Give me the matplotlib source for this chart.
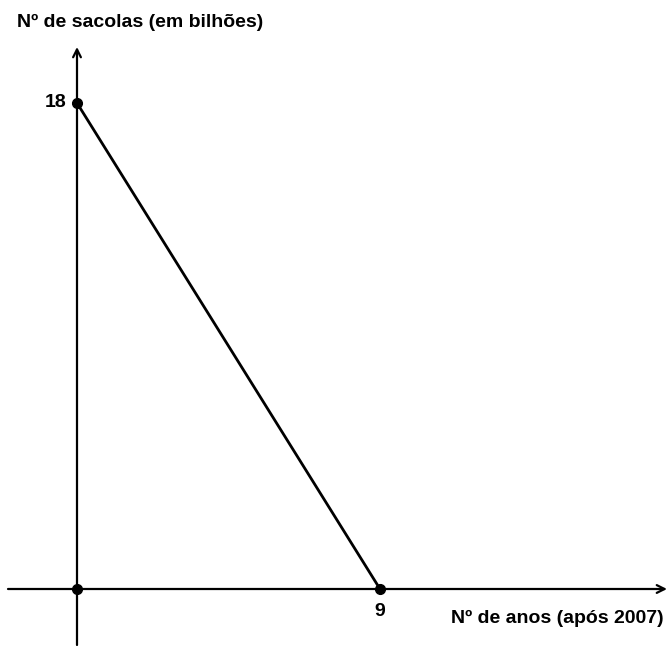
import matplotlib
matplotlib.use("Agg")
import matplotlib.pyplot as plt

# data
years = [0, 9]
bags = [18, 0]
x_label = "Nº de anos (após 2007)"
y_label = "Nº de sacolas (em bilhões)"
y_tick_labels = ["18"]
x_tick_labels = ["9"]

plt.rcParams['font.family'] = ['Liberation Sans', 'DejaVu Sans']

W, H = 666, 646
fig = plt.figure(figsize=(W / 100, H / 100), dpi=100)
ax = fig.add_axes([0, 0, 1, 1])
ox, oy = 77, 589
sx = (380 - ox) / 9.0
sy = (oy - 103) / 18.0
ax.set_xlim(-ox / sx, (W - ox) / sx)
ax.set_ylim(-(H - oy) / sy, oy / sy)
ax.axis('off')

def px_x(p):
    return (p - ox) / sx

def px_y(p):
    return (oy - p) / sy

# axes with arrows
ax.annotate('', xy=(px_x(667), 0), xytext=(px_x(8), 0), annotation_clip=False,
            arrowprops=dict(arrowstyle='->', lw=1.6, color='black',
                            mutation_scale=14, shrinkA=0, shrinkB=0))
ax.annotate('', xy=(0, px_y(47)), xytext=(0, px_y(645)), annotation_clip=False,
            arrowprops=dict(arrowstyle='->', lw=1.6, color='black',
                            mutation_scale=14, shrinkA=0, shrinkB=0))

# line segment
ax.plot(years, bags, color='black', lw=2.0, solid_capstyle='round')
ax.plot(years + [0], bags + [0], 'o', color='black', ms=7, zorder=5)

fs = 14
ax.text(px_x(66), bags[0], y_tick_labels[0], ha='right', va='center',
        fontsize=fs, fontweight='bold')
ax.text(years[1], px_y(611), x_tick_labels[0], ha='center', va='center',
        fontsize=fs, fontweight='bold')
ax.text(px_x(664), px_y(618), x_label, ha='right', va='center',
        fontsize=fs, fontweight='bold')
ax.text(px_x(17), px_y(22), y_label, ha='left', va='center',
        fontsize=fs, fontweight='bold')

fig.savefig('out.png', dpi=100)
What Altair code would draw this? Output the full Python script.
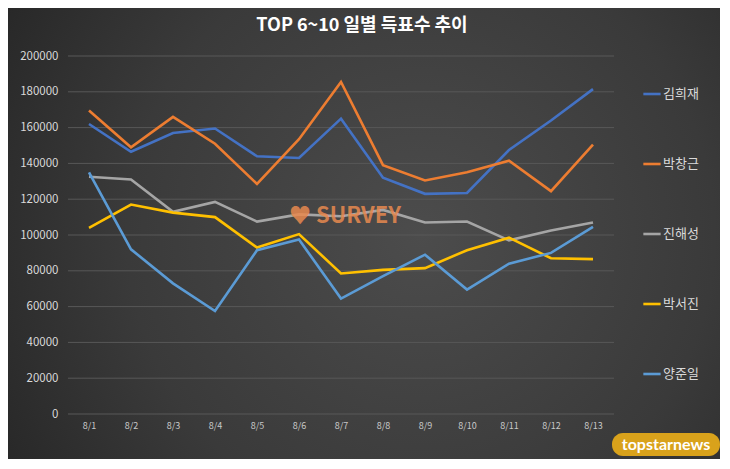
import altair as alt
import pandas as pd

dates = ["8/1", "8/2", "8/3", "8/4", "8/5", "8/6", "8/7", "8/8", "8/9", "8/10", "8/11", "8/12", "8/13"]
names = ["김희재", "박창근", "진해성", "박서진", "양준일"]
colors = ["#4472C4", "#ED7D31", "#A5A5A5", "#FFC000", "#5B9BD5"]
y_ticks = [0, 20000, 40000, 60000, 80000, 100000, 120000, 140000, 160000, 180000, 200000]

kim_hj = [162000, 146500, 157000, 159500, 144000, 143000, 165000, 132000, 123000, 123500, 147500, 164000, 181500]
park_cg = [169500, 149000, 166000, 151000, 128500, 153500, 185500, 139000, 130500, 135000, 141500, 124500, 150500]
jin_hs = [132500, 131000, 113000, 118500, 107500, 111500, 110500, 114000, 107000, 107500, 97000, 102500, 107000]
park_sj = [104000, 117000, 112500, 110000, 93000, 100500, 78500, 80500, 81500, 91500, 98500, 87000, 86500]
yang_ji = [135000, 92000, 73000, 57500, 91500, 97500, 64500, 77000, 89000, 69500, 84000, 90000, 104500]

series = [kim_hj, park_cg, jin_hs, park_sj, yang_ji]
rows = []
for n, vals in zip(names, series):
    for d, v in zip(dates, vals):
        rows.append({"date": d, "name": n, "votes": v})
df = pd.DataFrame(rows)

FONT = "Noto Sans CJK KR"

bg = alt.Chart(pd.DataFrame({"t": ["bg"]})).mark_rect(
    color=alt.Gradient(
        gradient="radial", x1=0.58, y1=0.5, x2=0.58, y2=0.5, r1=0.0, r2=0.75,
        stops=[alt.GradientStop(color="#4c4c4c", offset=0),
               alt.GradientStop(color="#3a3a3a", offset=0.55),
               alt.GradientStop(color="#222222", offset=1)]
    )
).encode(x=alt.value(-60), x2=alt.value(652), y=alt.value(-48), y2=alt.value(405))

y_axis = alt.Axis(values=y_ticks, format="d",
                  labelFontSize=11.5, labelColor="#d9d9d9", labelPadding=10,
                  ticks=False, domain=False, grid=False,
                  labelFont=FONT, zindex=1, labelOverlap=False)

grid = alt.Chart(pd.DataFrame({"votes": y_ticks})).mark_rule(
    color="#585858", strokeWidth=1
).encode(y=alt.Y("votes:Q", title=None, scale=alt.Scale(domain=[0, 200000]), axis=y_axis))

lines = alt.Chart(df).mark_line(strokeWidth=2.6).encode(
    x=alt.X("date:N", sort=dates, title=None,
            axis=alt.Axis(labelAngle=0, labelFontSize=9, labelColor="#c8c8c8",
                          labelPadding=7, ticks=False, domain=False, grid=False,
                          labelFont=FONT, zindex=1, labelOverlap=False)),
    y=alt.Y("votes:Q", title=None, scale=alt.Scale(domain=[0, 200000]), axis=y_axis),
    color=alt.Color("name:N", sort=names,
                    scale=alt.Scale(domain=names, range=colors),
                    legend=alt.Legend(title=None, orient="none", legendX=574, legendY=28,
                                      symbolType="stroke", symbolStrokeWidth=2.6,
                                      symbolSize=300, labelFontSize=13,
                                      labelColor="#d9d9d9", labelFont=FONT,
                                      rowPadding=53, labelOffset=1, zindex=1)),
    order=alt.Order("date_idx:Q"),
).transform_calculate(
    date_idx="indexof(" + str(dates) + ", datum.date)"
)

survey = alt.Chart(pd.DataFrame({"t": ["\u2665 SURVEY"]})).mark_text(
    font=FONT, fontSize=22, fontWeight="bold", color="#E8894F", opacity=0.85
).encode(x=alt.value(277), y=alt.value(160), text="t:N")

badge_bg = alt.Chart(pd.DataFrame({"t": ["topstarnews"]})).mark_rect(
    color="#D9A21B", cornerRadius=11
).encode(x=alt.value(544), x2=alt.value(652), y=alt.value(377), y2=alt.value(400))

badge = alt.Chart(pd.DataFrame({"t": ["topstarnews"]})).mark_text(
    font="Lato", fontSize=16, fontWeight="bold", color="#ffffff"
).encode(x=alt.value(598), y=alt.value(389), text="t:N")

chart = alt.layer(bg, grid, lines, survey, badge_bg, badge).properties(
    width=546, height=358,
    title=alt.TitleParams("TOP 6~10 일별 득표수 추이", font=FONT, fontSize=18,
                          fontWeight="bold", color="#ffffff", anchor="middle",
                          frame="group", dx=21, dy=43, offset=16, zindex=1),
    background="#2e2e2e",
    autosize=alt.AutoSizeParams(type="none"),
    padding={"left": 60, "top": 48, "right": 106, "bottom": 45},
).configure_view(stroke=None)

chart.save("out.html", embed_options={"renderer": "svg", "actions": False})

### YOUR GOAL:
Of the lines above, quote exactly those from the one with "What Altair code" through the one with "160000, 180000, 200000]", ends included; pictures stay out.

### FINISHED EXERCISE:
What Altair code would draw this? Output the full Python script.
import altair as alt
import pandas as pd

dates = ["8/1", "8/2", "8/3", "8/4", "8/5", "8/6", "8/7", "8/8", "8/9", "8/10", "8/11", "8/12", "8/13"]
names = ["김희재", "박창근", "진해성", "박서진", "양준일"]
colors = ["#4472C4", "#ED7D31", "#A5A5A5", "#FFC000", "#5B9BD5"]
y_ticks = [0, 20000, 40000, 60000, 80000, 100000, 120000, 140000, 160000, 180000, 200000]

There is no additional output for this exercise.